If I saw the slightest chance that any other political party would take on difficult but civic-minded task of legislating in accordance with judicial decisions on abortion which we're trying to juggle with now, I'd vote for that party. Because one thing we know for sure- Fianna Fáil have been here all the time and they have n't done anything. And we're dependent on politicians. It suits them to pretend that the hard questions don't exist. But they're in the hot seat on abortion-or, they should be. They're the branch of government we can influence through our votes. We can express our wishes through them- in theory, at any rate. And they're supposed to know us and be willing to frame legislation in accordance with their sense of what Irish people, on the whole want.
Judges can but be remote from common experience and paternalistic in manner- and that's particularly galling on the profoundly intimate subject of abortion. Last week I was a visitor to the Supreme Court in Wasghington and I felt great coldness towards the men on the bench who, a week before, had given anti-abortion forces a victory when they ruled against the method of abortion called by anti-abortion activists the 'partial birth' procedure. I was thrilled even to be in the Supreme Court building- a place where 'the republic endures and this is the symbol of its faith'- and I think the various arms of government in the United States was and is one of the great achievments of human thinking. But I sat there glaring uselessly at the five justices who formed the majority in the anti-abortion decision.

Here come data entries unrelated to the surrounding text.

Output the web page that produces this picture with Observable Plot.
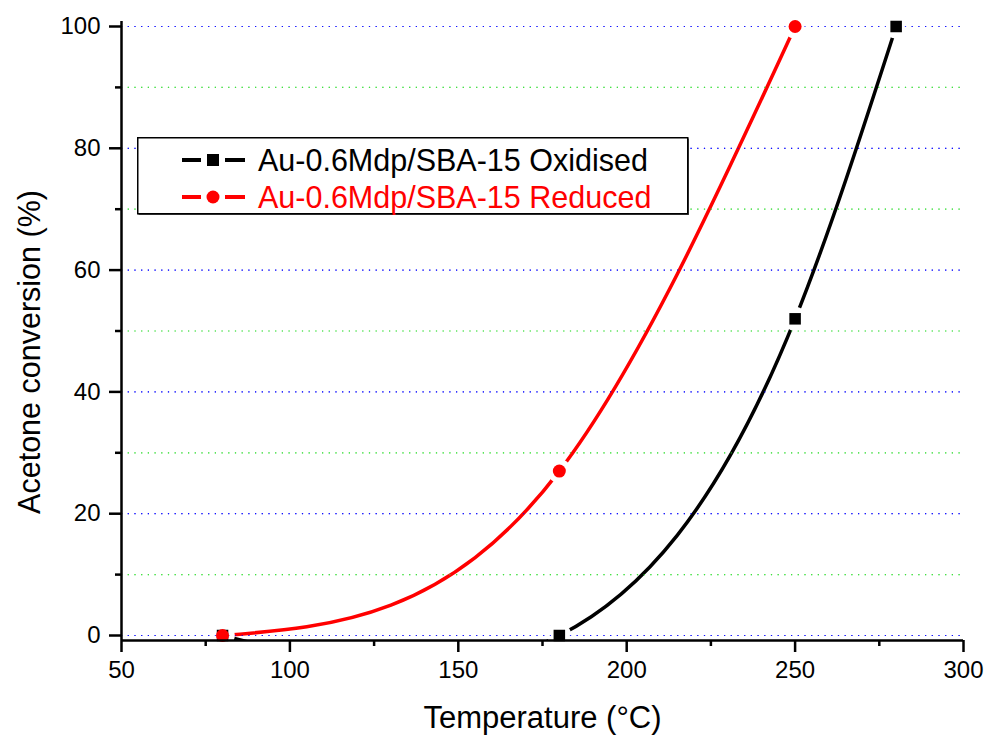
<!DOCTYPE html>
<html>
<head>
<meta charset="utf-8">
<script src="https://cdn.jsdelivr.net/npm/d3@7"></script>
<script src="https://cdn.jsdelivr.net/npm/@observablehq/plot@0.6"></script>
<style>
  html, body { margin: 0; padding: 0; background: #fff; }
  #wrap { position: relative; width: 986px; height: 738px; font-family: "Liberation Sans", Arial, sans-serif; }
  #legend { position: absolute; left: 137px; top: 137px; }
  #chart svg g[aria-label$="tick label"] text, #chart svg g[aria-label$="tick label"] { font-size: 24px !important; }
</style>
</head>
<body>
<div id="wrap"><div id="chart"></div><div id="legend"></div></div>
<script>
// Data
const oxTemp = [80, 180, 250, 280];
const oxConv = [0, 0, 52, 100];
const redTemp = [80, 180, 250];
const redConv = [0, 27, 100];
const seriesNames = ["Au-0.6Mdp/SBA-15 Oxidised", "Au-0.6Mdp/SBA-15 Reduced"];
const seriesColors = ["#000000", "#ff0000"];
const xMajor = [50, 100, 150, 200, 250, 300];
const xMinor = [75, 125, 175, 225, 275];
const yMajor = [0, 20, 40, 60, 80, 100];
const yMinor = [10, 30, 50, 70, 90];

const ox = oxTemp.map((t, i) => ({t, c: oxConv[i], s: seriesNames[0]}));
const red = redTemp.map((t, i) => ({t, c: redConv[i], s: seriesNames[1]}));
const all = ox.concat(red);

// Curve factory: natural cubic spline with y as a function of x (like Origin's spline connector)
function naturalInX(context) {
  let xs, ys;
  return {
    areaStart() {}, areaEnd() {},
    lineStart() { xs = []; ys = []; },
    point(x, y) { xs.push(+x); ys.push(+y); },
    lineEnd() {
      const n = xs.length;
      if (!n) return;
      context.moveTo(xs[0], ys[0]);
      if (n === 2) { context.lineTo(xs[1], ys[1]); return; }
      const h = [], s = [];
      for (let i = 0; i < n - 1; i++) { h.push(xs[i + 1] - xs[i]); s.push((ys[i + 1] - ys[i]) / h[i]); }
      const M = new Array(n).fill(0);
      const m = n - 2;
      if (m > 0) {
        const a = [], b = [], c = [], d = [];
        for (let i = 1; i <= m; i++) {
          a.push(h[i - 1]); b.push(2 * (h[i - 1] + h[i])); c.push(h[i]); d.push(6 * (s[i] - s[i - 1]));
        }
        for (let i = 1; i < m; i++) {
          const w = a[i] / b[i - 1];
          b[i] -= w * c[i - 1];
          d[i] -= w * d[i - 1];
        }
        const sol = new Array(m);
        sol[m - 1] = d[m - 1] / b[m - 1];
        for (let i = m - 2; i >= 0; i--) sol[i] = (d[i] - c[i] * sol[i + 1]) / b[i];
        for (let i = 0; i < m; i++) M[i + 1] = sol[i];
      }
      for (let i = 0; i < n - 1; i++) {
        const hi = h[i];
        const m0 = s[i] - hi * (2 * M[i] + M[i + 1]) / 6;
        const m1 = s[i] + hi * (M[i] + 2 * M[i + 1]) / 6;
        context.bezierCurveTo(xs[i] + hi / 3, ys[i] + m0 * hi / 3, xs[i + 1] - hi / 3, ys[i + 1] - m1 * hi / 3, xs[i + 1], ys[i + 1]);
      }
    }
  };
}

const font = "'Liberation Sans', Arial, sans-serif";
const gridMarks = () => [
  Plot.gridY(yMajor, {stroke: "#0000ff", strokeOpacity: 0.75, strokeWidth: 1.2, strokeDasharray: "1.2,5.5"}),
  Plot.gridY(yMinor, {stroke: "#33dd33", strokeOpacity: 0.75, strokeWidth: 1.2, strokeDasharray: "1.2,5.5"})
];

const chart = Plot.plot({
  width: 986,
  height: 738,
  marginLeft: 121,
  marginRight: 23,
  marginTop: 21,
  marginBottom: 98,
  style: {fontFamily: font, fontSize: "24px", color: "#000", background: "#fff", overflow: "visible"},
  x: {domain: [50, 300]},
  y: {domain: [-0.82, 100.82]},
  marks: [
    ...gridMarks(),
    Plot.line(ox, {x: "t", y: "c", stroke: seriesColors[0], strokeWidth: 3.5, curve: naturalInX, clip: true}),
    Plot.line(red, {x: "t", y: "c", stroke: seriesColors[1], strokeWidth: 3.5, curve: naturalInX, clip: true}),
    Plot.dot(all, {x: "t", y: "c", r: 12, fill: "#fff", stroke: null}),
    ...gridMarks(),
    Plot.dot(ox, {x: "t", y: "c", symbol: "square", r: 6.5, fill: seriesColors[0], stroke: null}),
    Plot.dot(red, {x: "t", y: "c", symbol: "circle", r: 6.5, fill: seriesColors[1], stroke: null}),
    Plot.ruleX([50], {stroke: "#000", strokeWidth: 2.5}),
    Plot.ruleY([-0.82], {stroke: "#000", strokeWidth: 2.5}),
    Plot.axisX(xMajor, {tickSize: 12, tickPadding: 8, fontSize: 24, strokeWidth: 2.5, label: null}),
    Plot.axisX(xMinor, {tickSize: 6, tickFormat: () => "", strokeWidth: 2.5, label: null}),
    Plot.axisY(yMajor, {tickSize: 12, tickPadding: 9, fontSize: 24, strokeWidth: 2.5, label: null}),
    Plot.axisY(yMinor, {tickSize: 6, tickFormat: () => "", strokeWidth: 2.5, label: null}),
    Plot.text(["Temperature (°C)"], {frameAnchor: "bottom", dy: 78, fontSize: 31, textAnchor: "middle", lineAnchor: "middle", fill: "#000"}),
    Plot.text(["Acetone conversion (%)"], {frameAnchor: "left", dx: -91, dy: 21, rotate: -90, fontSize: 30.5, textAnchor: "middle", lineAnchor: "middle", fill: "#000"})
  ]
});
d3.select(chart).selectAll("g[aria-label$='tick label'] text").attr("font-size", 24);
document.getElementById("chart").appendChild(chart);

// Legend (inside the plot area, top-left)
const lw = 552, lh = 78;
const lsvg = d3.select("#legend").append("svg")
  .attr("width", lw).attr("height", lh)
  .style("font-family", font).style("overflow", "visible");
lsvg.append("rect").attr("x", 1.5).attr("y", 1.5).attr("width", lw - 1.5).attr("height", lh - 1.5).attr("fill", "#555");
lsvg.append("rect").attr("x", 0.75).attr("y", 0.75).attr("width", lw - 2).attr("height", lh - 2)
  .attr("fill", "#fff").attr("stroke", "#000").attr("stroke-width", 1.5);
seriesNames.forEach((name, i) => {
  const cy = 23 + i * 37;
  const col = seriesColors[i];
  const g = lsvg.append("g");
  g.append("line").attr("x1", 45).attr("x2", 64).attr("y1", cy).attr("y2", cy).attr("stroke", col).attr("stroke-width", 4);
  g.append("line").attr("x1", 88).attr("x2", 108).attr("y1", cy).attr("y2", cy).attr("stroke", col).attr("stroke-width", 4);
  if (i === 0) g.append("rect").attr("x", 70).attr("y", cy - 6).attr("width", 12).attr("height", 12).attr("fill", col);
  else g.append("circle").attr("cx", 76).attr("cy", cy).attr("r", 6.5).attr("fill", col);
  g.append("text").attr("x", 121).attr("y", cy).attr("dy", "0.36em").attr("font-size", 30.5).attr("fill", col).text(name);
});
</script>
</body>
</html>
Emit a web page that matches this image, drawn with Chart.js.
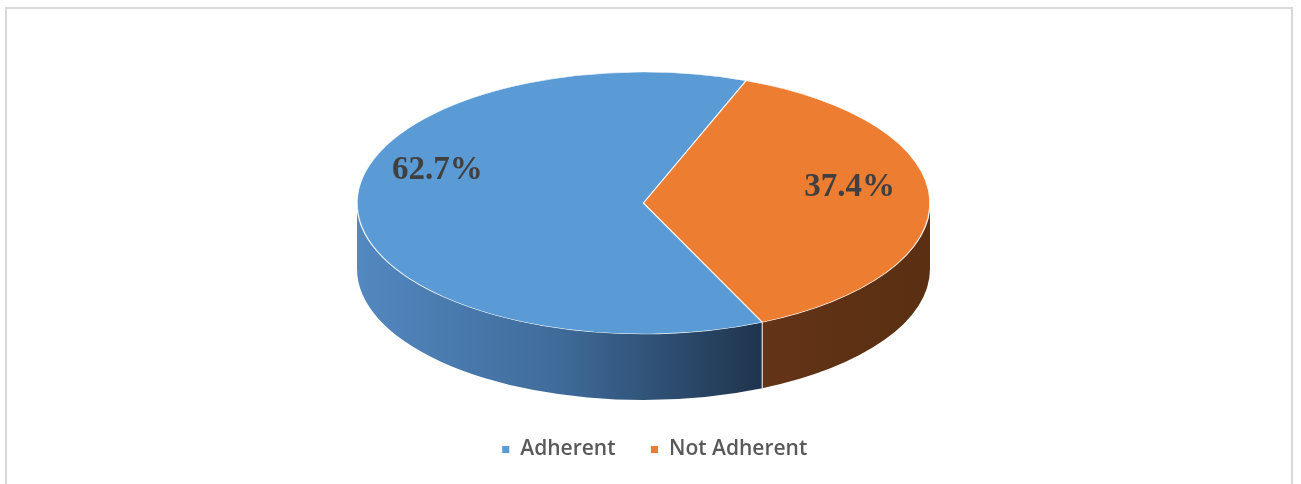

It's bad enough that men, and men only, made the decision about an experience that is absolutely gender-specific.But worse are the value judgments, put forward as reasoning, which reveal a worldview entirely formed by the experience of being male, and male of a certain 'superior' kind. Justice Anthony Kennedy, for example, suggested that a pregnant woman who chooses abortion 'falls away from true womanhood'. Somewhere else the ruling says, whether to have an abortion requires a difficult and painful moral decision, which some women come to regret'- and this was put forward as a reason to ban late abortion.
Some women do of course bitterly regret their abortions. But why treat women as if they were children who have to be protected against their own regret? If it were really, fully accepted that women are moral beings, just as men are, their own regret would not be used against all the other moral women who do not at all regret having an abortion. 'It is beyond Alice in Wonderland' wrote a professor from Yale Law School,'to criminalize abortion to protect women'.
This Republican-Bush-Supreme Court seems to me to have a view of women which is very much out of date and, of course, a court can be like that. But when the politicians here in Ireland grasp the abortion nettle-and some day they'll have to- we can hope they'll have a better sense of how people are- how they are now. Because people in the new Ireland- especially, perhaps women- are very different from what they were in 1992(the X case) or 1983(the anti-abortion amendment to the constitution campaign). People have changed under the influence of money and education and hope and information streaming through travel and through new channels of communication. It is surely far less clear to anti-abortion people than it used to be that it is the wish of a loving God that Miss D should carry her foetus to certain death. And it is increasingly less acceptable that in a multicultural Ireland, with all-island cultural aspirations, the views of the followers of one church should be priveleged over other views.
So, on second thoughts- no. I'm not complaining that abortion is back agian. On the contrary bring- bring it on!